Bernard Lewis, 1916-2018

Bernard Lewis: London years Bernard Lewis has passed away, less than two weeks shy of his 102d birthday. The headline of today’s Washington Post obituary describes him as “eminent historian of the Middle East.” “Preeminent” would be more accurate. The vast range of his humanist erudition, his mastery of difficult languages, and his command of every nuance of English, inspired veneration and envy.

Bernard tended kindly to generations of students, rewarded friendship with loyalty, imparted his wisdom to statesmen, and fought many good fights. He loved his adopted country, America, and his ancestral land, Israel. And he had an abiding respect and empathy for the civilization of Islam. Bernard combined genius and (what the Jews call) menschlichkeit—a fusion of integrity, decency, and compassion.

Condolences to his family, and to his faithful companion Buntzie, with whom he wrote his last, great chapters.

(For a short interview on Bernard Lewis that I gave to the BBC Newshour today, go here. For my considered assessment on his centenary in 2016, see my two-part essay “The Return of Bernard Lewis” and “The Master Historian of the Middle East,” at Mosaic Magazine. For my earlier, succinct account of his pre-9/11 career, see my entry on him in the Encyclopedia of Historians and Historical Writing, here.)

Below is a short personal excerpt from one of the essays linked above.

If Bernard is so beloved today by so many, it is because he readily assumed the role of a mentor to the young. I was a case in point, having first enrolled in Bernard’s class at Princeton as a twenty-two-year-old graduate student. He was then sixty, almost two full generations older, but within a month he had set me up with an assistantship, giving me a key to his office at the Institute for Advanced Study and tasking me with cataloguing incoming scholarly offprints. There, working after hours and on weekends, I would sit at his desk, marveling at the sheer volume and variety of the incoming mail and catching glimpses of the correspondence of a scholar with a global reputation.

Every few weeks, Bernard would invite me to lunch at the Institute, followed by a vigorous walk in its surrounding woods. Then would come the high point. Choosing a shelf in his massive library, he would go through it one book at a time, estimating each tome’s significance to scholarship, sharing some lore (or was it gossip?) about its author, and parsing the dedication. I recall his taking up a book by Maxime Rodinson, the French former Communist and scholar of Islam whose political opinions were polar opposites to his. Rodinson had inscribed a warm and affectionate dedication. “He’s a scoundrel,” Bernard said with a twinkle in his eye. “But I like him.”

Such gifts of precious time were hardly mine alone. Over the years, I heard many similar stories from other students, dispelling any illusion that I was especially privileged. (Still, less than two years after we met, he traveled from Princeton to Washington to attend my wedding, and in a fluent Hebrew hand signed the wedding contract as a witness.) His generosity to students and younger scholars assured him a devoted personal following over the course of several generations….
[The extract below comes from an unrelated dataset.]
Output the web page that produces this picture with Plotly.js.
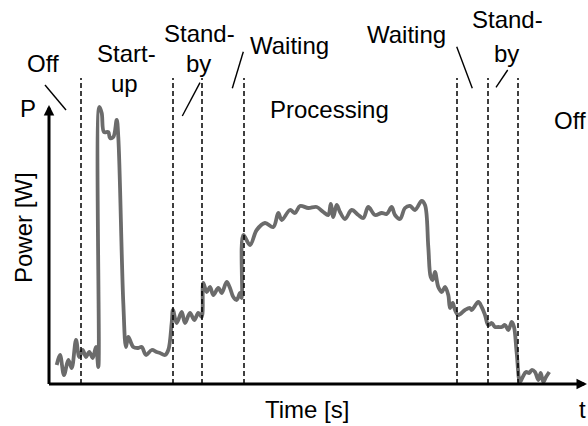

An entire syllabus on the history of the Middle East since the advent of Islam could be compiled exclusively from the writings of Bernard Lewis. (And, so numerous are the translations of his works, it could be done in several languages.) In this respect, he towers above all of his contemporaries and successors and arguably also over his famed Orientalist predecessors, none of whom was trained as a historian. It will be a long time, perhaps generations, before the study of Islam and the Middle East will invite and admit another genius of his caliber.

In the meantime, we have his classic works to guide us through this dark age of obfuscation. There can be no better way to mark Bernard’s centenary than to reread his essays, fill the gaps on one’s shelf of his many books, and revisit his most timeless insights in the light of current events. On his centenary, let us pay homage and offer thanks for the good fortune that has given him to us in such abundance.